• **PROBLEM TO SOLVE**
Retype the whole listing verbatim and keep the pictures out of it.

[Charts and diagrams as code]
---+---

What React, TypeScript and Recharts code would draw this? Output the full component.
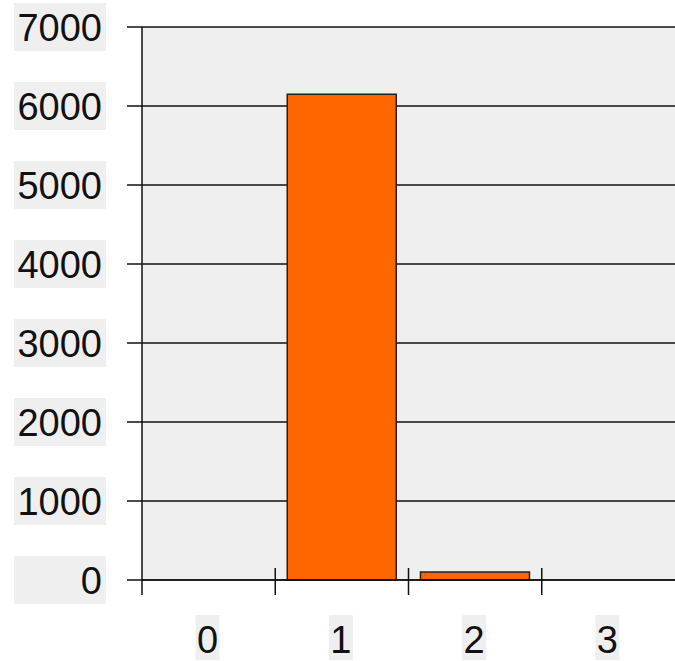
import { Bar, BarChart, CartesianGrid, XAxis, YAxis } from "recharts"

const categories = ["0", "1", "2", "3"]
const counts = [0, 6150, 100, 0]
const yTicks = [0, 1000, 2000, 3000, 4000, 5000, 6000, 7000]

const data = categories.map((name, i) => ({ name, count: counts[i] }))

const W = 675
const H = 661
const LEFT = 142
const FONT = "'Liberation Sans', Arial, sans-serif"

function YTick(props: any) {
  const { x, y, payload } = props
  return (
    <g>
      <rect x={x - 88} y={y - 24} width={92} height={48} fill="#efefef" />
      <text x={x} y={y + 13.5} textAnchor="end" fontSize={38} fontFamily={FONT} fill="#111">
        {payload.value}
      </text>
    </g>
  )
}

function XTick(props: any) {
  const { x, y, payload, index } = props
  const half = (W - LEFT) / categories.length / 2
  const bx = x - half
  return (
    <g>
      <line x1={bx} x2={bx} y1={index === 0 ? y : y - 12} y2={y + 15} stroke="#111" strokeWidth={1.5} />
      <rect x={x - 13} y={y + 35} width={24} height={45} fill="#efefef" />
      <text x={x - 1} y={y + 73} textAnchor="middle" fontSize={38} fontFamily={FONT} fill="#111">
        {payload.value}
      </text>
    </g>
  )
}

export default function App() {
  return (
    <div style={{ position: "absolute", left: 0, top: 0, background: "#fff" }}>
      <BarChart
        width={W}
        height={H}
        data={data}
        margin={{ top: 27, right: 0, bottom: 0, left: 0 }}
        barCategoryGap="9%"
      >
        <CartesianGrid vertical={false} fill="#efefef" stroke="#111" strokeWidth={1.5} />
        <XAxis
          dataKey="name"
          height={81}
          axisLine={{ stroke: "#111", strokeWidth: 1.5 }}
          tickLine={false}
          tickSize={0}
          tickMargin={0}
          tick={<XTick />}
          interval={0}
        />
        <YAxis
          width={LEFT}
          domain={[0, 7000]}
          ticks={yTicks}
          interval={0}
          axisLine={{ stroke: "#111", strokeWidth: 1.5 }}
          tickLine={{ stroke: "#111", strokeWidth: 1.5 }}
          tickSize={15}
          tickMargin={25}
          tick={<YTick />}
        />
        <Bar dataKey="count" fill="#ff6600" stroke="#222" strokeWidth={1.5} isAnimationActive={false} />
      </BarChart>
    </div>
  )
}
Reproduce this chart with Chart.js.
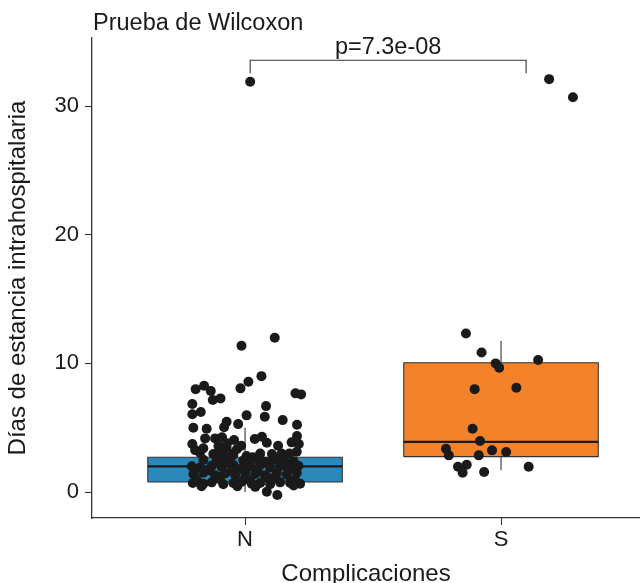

---+---

• **CORRECT RESPONSE**
What React, TypeScript and Recharts code would draw this? Output the full component.
import { Bar, BarChart, CartesianGrid, XAxis, YAxis } from "recharts"

const categories = ["0", "1", "2", "3"]
const counts = [0, 6150, 100, 0]
const yTicks = [0, 1000, 2000, 3000, 4000, 5000, 6000, 7000]

const data = categories.map((name, i) => ({ name, count: counts[i] }))

const W = 675
const H = 661
const LEFT = 142
const FONT = "'Liberation Sans', Arial, sans-serif"

function YTick(props: any) {
  const { x, y, payload } = props
  return (
    <g>
      <rect x={x - 88} y={y - 24} width={92} height={48} fill="#efefef" />
      <text x={x} y={y + 13.5} textAnchor="end" fontSize={38} fontFamily={FONT} fill="#111">
        {payload.value}
      </text>
    </g>
  )
}

function XTick(props: any) {
  const { x, y, payload, index } = props
  const half = (W - LEFT) / categories.length / 2
  const bx = x - half
  return (
    <g>
      <line x1={bx} x2={bx} y1={index === 0 ? y : y - 12} y2={y + 15} stroke="#111" strokeWidth={1.5} />
      <rect x={x - 13} y={y + 35} width={24} height={45} fill="#efefef" />
      <text x={x - 1} y={y + 73} textAnchor="middle" fontSize={38} fontFamily={FONT} fill="#111">
        {payload.value}
      </text>
    </g>
  )
}

export default function App() {
  return (
    <div style={{ position: "absolute", left: 0, top: 0, background: "#fff" }}>
      <BarChart
        width={W}
        height={H}
        data={data}
        margin={{ top: 27, right: 0, bottom: 0, left: 0 }}
        barCategoryGap="9%"
      >
        <CartesianGrid vertical={false} fill="#efefef" stroke="#111" strokeWidth={1.5} />
        <XAxis
          dataKey="name"
          height={81}
          axisLine={{ stroke: "#111", strokeWidth: 1.5 }}
          tickLine={false}
          tickSize={0}
          tickMargin={0}
          tick={<XTick />}
          interval={0}
        />
        <YAxis
          width={LEFT}
          domain={[0, 7000]}
          ticks={yTicks}
          interval={0}
          axisLine={{ stroke: "#111", strokeWidth: 1.5 }}
          tickLine={{ stroke: "#111", strokeWidth: 1.5 }}
          tickSize={15}
          tickMargin={25}
          tick={<YTick />}
        />
        <Bar dataKey="count" fill="#ff6600" stroke="#222" strokeWidth={1.5} isAnimationActive={false} />
      </BarChart>
    </div>
  )
}
Reproduce this chart with Chart.js.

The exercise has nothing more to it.